/---
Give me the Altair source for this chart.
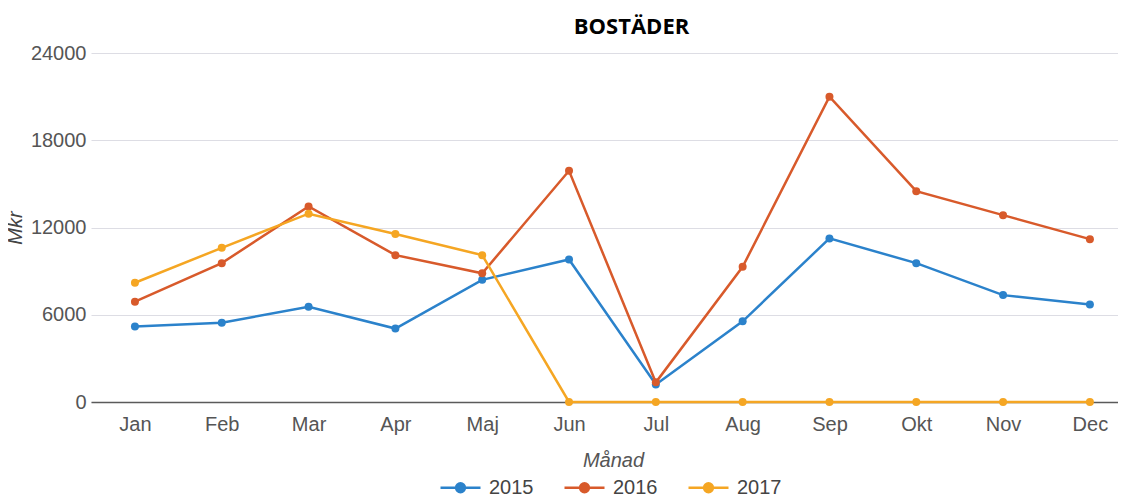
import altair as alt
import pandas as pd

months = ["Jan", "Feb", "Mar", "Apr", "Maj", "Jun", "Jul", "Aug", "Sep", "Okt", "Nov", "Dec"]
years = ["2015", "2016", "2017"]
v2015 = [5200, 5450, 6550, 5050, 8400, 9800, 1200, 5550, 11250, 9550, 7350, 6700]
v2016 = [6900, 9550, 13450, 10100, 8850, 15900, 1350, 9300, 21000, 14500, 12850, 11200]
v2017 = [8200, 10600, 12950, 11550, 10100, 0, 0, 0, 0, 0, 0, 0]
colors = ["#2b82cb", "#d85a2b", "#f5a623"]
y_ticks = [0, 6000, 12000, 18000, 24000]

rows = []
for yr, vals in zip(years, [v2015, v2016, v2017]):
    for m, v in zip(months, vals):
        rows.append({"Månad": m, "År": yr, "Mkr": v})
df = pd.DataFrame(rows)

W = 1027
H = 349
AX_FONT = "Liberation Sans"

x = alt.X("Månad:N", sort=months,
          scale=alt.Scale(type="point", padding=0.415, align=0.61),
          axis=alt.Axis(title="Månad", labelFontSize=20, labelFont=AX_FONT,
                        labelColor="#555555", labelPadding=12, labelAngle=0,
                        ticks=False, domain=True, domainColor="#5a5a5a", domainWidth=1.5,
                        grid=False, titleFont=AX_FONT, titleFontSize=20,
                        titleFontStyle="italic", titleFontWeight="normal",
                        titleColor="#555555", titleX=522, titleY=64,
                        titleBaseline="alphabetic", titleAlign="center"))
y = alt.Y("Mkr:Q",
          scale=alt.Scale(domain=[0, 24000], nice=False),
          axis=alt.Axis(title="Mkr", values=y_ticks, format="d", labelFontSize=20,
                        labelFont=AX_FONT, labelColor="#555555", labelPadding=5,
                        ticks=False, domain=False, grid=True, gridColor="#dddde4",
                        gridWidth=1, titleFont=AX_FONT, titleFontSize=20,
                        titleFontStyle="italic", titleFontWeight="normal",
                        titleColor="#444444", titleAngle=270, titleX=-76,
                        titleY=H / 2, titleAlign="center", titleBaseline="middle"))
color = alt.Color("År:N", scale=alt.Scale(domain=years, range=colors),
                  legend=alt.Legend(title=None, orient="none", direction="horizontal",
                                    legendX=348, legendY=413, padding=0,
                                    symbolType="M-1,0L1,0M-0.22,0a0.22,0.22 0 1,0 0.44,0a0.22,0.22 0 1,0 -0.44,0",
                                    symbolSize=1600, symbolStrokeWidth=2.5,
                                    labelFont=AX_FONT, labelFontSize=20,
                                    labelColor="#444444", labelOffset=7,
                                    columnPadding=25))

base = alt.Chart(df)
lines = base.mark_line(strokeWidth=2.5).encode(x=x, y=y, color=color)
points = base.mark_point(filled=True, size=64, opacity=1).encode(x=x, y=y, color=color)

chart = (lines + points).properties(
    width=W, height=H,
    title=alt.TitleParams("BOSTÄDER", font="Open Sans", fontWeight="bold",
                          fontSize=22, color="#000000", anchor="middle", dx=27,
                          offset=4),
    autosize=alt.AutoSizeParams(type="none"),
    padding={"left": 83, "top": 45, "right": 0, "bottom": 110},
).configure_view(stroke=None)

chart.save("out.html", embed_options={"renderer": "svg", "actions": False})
\---
EXERCISE INSTRUCTIONS ▸ Copy all the lines of data exactly as they appear, dropping any images.

ANSWER TO THE EXERCISE ▸
Give me the Altair source for this chart.
import altair as alt
import pandas as pd

months = ["Jan", "Feb", "Mar", "Apr", "Maj", "Jun", "Jul", "Aug", "Sep", "Okt", "Nov", "Dec"]
years = ["2015", "2016", "2017"]
v2015 = [5200, 5450, 6550, 5050, 8400, 9800, 1200, 5550, 11250, 9550, 7350, 6700]
v2016 = [6900, 9550, 13450, 10100, 8850, 15900, 1350, 9300, 21000, 14500, 12850, 11200]
v2017 = [8200, 10600, 12950, 11550, 10100, 0, 0, 0, 0, 0, 0, 0]
colors = ["#2b82cb", "#d85a2b", "#f5a623"]
y_ticks = [0, 6000, 12000, 18000, 24000]

rows = []
for yr, vals in zip(years, [v2015, v2016, v2017]):
    for m, v in zip(months, vals):
        rows.append({"Månad": m, "År": yr, "Mkr": v})
df = pd.DataFrame(rows)

W = 1027
H = 349
AX_FONT = "Liberation Sans"

x = alt.X("Månad:N", sort=months,
          scale=alt.Scale(type="point", padding=0.415, align=0.61),
          axis=alt.Axis(title="Månad", labelFontSize=20, labelFont=AX_FONT,
                        labelColor="#555555", labelPadding=12, labelAngle=0,
                        ticks=False, domain=True, domainColor="#5a5a5a", domainWidth=1.5,
                        grid=False, titleFont=AX_FONT, titleFontSize=20,
                        titleFontStyle="italic", titleFontWeight="normal",
                        titleColor="#555555", titleX=522, titleY=64,
                        titleBaseline="alphabetic", titleAlign="center"))
y = alt.Y("Mkr:Q",
          scale=alt.Scale(domain=[0, 24000], nice=False),
          axis=alt.Axis(title="Mkr", values=y_ticks, format="d", labelFontSize=20,
                        labelFont=AX_FONT, labelColor="#555555", labelPadding=5,
                        ticks=False, domain=False, grid=True, gridColor="#dddde4",
                        gridWidth=1, titleFont=AX_FONT, titleFontSize=20,
                        titleFontStyle="italic", titleFontWeight="normal",
                        titleColor="#444444", titleAngle=270, titleX=-76,
                        titleY=H / 2, titleAlign="center", titleBaseline="middle"))
color = alt.Color("År:N", scale=alt.Scale(domain=years, range=colors),
                  legend=alt.Legend(title=None, orient="none", direction="horizontal",
                                    legendX=348, legendY=413, padding=0,
                                    symbolType="M-1,0L1,0M-0.22,0a0.22,0.22 0 1,0 0.44,0a0.22,0.22 0 1,0 -0.44,0",
                                    symbolSize=1600, symbolStrokeWidth=2.5,
                                    labelFont=AX_FONT, labelFontSize=20,
                                    labelColor="#444444", labelOffset=7,
                                    columnPadding=25))

base = alt.Chart(df)
lines = base.mark_line(strokeWidth=2.5).encode(x=x, y=y, color=color)
points = base.mark_point(filled=True, size=64, opacity=1).encode(x=x, y=y, color=color)

chart = (lines + points).properties(
    width=W, height=H,
    title=alt.TitleParams("BOSTÄDER", font="Open Sans", fontWeight="bold",
                          fontSize=22, color="#000000", anchor="middle", dx=27,
                          offset=4),
    autosize=alt.AutoSizeParams(type="none"),
    padding={"left": 83, "top": 45, "right": 0, "bottom": 110},
).configure_view(stroke=None)

chart.save("out.html", embed_options={"renderer": "svg", "actions": False})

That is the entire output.